Terahertz light means an electromagnetic wave, in general definition, having a frequency in the range of 0.1 to 10 THz (where 1 THz=1012 Hz), i.e., a wavelength in the range of 0.03 mm to 3 mm belonging to submillimeter-wave region to the far-infrared region.
The terahertz light is expected to be applied in a wide range of fields, ranging from basic science fields such as radio astronomy, materials science, and biomolecular spectroscopy, to practical fields such as security, information communication, environment, and medical care. For example, when carrying out active measurement in which terahertz light is irradiated on an object and an image of reflected light from or transmitted light through the object is measured, a substance that has not been visible heretofore becomes visible.
Use of the active measurement makes it possible to carry out an inspection of poisonous substances in an envelope, detection of explosive substances or dangerous substances in a bag or container, an inspection of foreign substances in foods, an inspection of a semiconductor chip, and the like. Moreover, use of the active measurement also enables an inspection of deterioration degree of works of art, medical applications such as cancer tests, monitoring of real-time moisture in a plant, an inspection of defects of the inside of exterior wall tiles of a space shuttle, and the like.
Techniques using this kind of active measurement by terahertz light are disclosed in Patent Literatures 1 to 3.
The technique disclosed in Patent Literature 1 includes using a semiconductor chip in which two-dimensional electron gas (to be described below) is formed at a constant position from the surface of the chip, and irradiating terahertz light on the semiconductor chip while applying a magnetic field to the semiconductor chip. The technique further includes measuring an electric current that flows through carbon nanotubes by the irradiation, thereby detecting the intensity and frequency of the weak terahertz light. Note that “two-dimensional electron gas” means electrons that move in the two-dimensional plane along the junction interface between a semiconductor and an insulator, or the junction interface between heterogeneous semiconductors. That is to say, the state in which electrons serving as carriers are distributed in the planar form is referred to as two-dimensional electron gas. Note that, in the specification, a heterogeneous semiconductor means a semiconductor of a kind different from the others, or a semiconductor of a structure different from the others, using an inversion layer or the like.

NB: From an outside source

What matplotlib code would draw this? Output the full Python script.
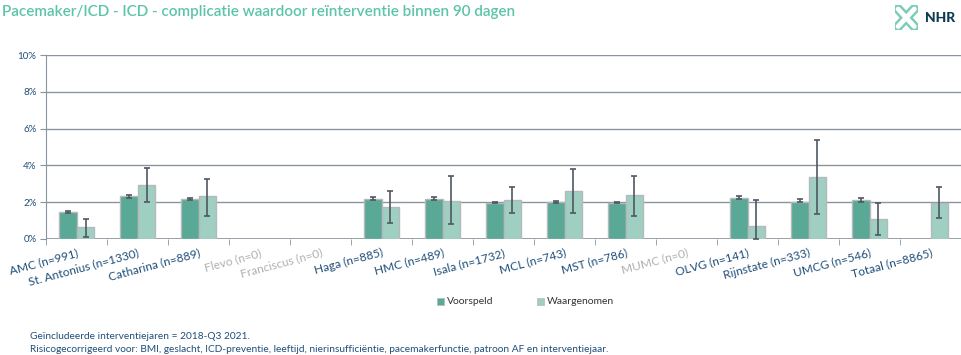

The technique disclosed in Patent Literature 2 includes allowing a graphene (to be described below) to adhere to the surface of a semiconductor chip having an oxide layer formed thereon, and irradiating terahertz light on the graphene while applying a magnetic field to the graphene. The technique further includes measuring an electric current that flows through the semiconductor chip by the irradiation, thereby detecting the intensity and frequency of the weak terahertz light. Note that “graphene” is an atomic monolayer of two-dimensional carbon crystal, and is capable of absorbing light in any energy state because the energy band gap is zero, thus being suited to absorption of light such as terahertz light or infrared light that has extremely low energy and passes through most of the semiconductors.
The technique disclosed in Patent Literature 3 includes irradiating terahertz light (with a wavelength of 4 μm to 10 mm) on an object, and detecting scattered light from an electrode which is an example of the object, as a signal by the scattered-light detector, thereby detecting foreign substances which are included on the surface of the electrode or within the electrode, e.g., foreign metals.